Odd couple flourish together
Neither Simon Katich nor Shane Watson are facing the new ball by design. They are accidental openers who have simply made the most of their opportunities and, for a couple of middle-order batsmen, they make a fine opening pair. Their 132-run partnership at the WACA was a display of style and substance, and for the second time in two Tests, set Australia up wonderfully.
Three years ago, they were Australia's one-day international openers. Their last innings together came in that famous cricket hub, Kuala Lumpur, when Katich laboured for 101 minutes for his 25. They were a strange combination, the flashy allrounder trying to prove himself as a top-order man, and the dogged compiler whose international days seemed to be fast running out.
When Katich was duly dropped from the ODI side after that game it seemed incomprehensible that in 2009-10 they would be Australia's Test openers. Yet here they were in a Test decider in Perth, causing all sorts of problems for West Indies, their opponents in that Malaysia match of 2006, and showing no signs that they should be separated again any time soon.
Katich's 99 and Watson's 89 were innings of contrast, complementary efforts that built on the success they have enjoyed together over the past six months. As they had in Adelaide during their 174-run partnership, the two men showed no discomfort facing the new ball at Test level, even though neither of them opens in the Sheffield Shield.
Like Katich in the Caribbean last year, Watson stumbled into the opening role on the Ashes tour this season. It could have been a temporary solution, but sometimes things just work out. They've opened together nine times and are averaging 71 for the first wicket, and their individual figures are similarly impressive. As a Test opener, Watson has scored five half-centuries and averages 52.55; since being joined at the top by Watson, Katich has four fifties and an average of 50.87.
It's good news for Australia's much-criticised selectors, bad for Phil Jaques, Chris Rogers and Phillip Hughes. The specialist openers toiling in Australia's state cricket must be wondering if they should switch to the middle order, if moving the other direction is so easy.

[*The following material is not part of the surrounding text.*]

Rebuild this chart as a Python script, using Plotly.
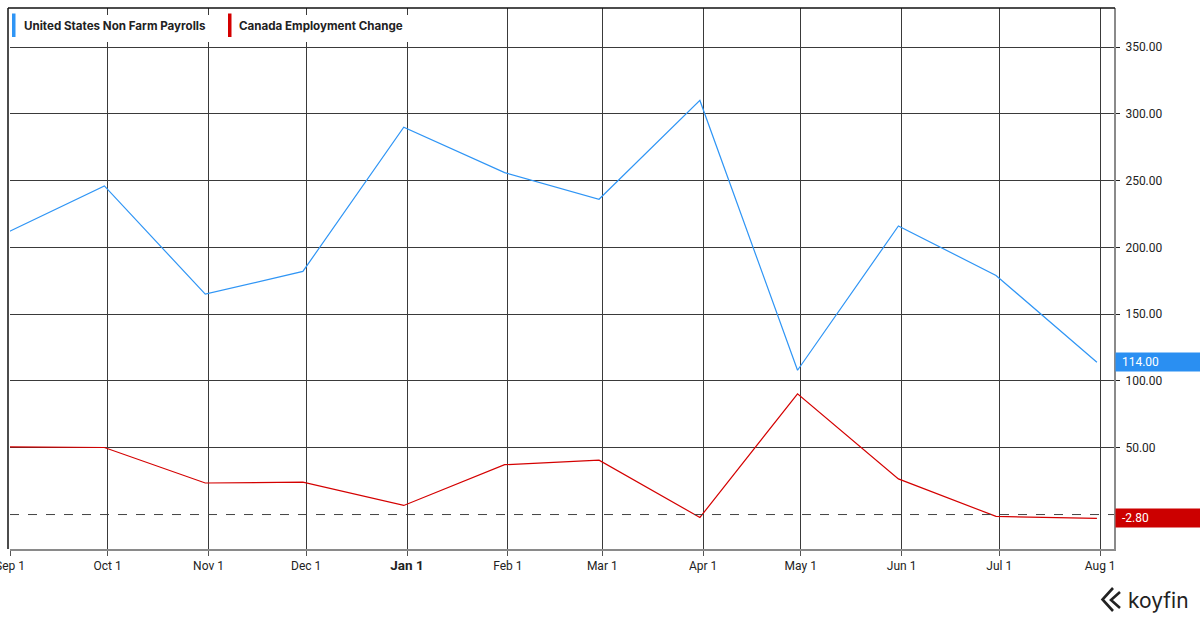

They remain an odd pair. Watson doesn't know how long this opening gig will last, so he's going to enjoy it while he can. He has transferred his one-day style to Tests and, whether or not it works in the long run, it's fun to watch. At the WACA he pounced on short balls and pulled with self-belief, and took the shine off the new-ball by crunching drives into the advertising boards.
There was to be no century for Watson, who was caught behind for 89 to add to his agonising 96 in the previous match. Watson emotions are always on display and he was despondent leaving the field so close to triple figures for the second time in just over a week, although this time he at least felt he'd been done by a good ball. The fans were sad to see him go but thrilled to have watched him.
By the time Watson departed he had more than doubled the score of Katich, who was content to hand over the strike and had crawled to 40. He lifted his rate and cut and drove his way to 99, continuing his role as the quiet achiever in Australia's line-up. He has been so impressive this year that none of his team-mates, not even Michael Clarke in career-best form, have scored more than Katich's 1001 Test runs in 2009. Watson certainly enjoys having him at the other end.
"We've definitely put on some good partnerships in the last two Tests," Watson said. "It's very nice batting with Simon. One, he's a really nice guy, but also he's very calm, very level-headed when he's batting. He's got a very simple game and he sort of rubs off onto me with that."
Like Watson, there was no century celebration for Katich, who for the second time in Tests departed on short of triple figures. His sweep off Sulieman Benn found the man at square leg and was later described by the West Indies coach David Williams as "a terrible shot", but Katich didn't need anyone to tell him that he'd made the wrong choice of stroke.
"He's very disappointed," Watson said. "The times that it gets you more is when you do have a mental error and make a wrong shot, especially when you're close to that real big milestone. I know how he's feeling, when you do play a mental error more than good bowling. He's very frustrated at the moment."
That feeling will ease. As Watson and Katich both know, it's far more frustrating not to be playing Test cricket.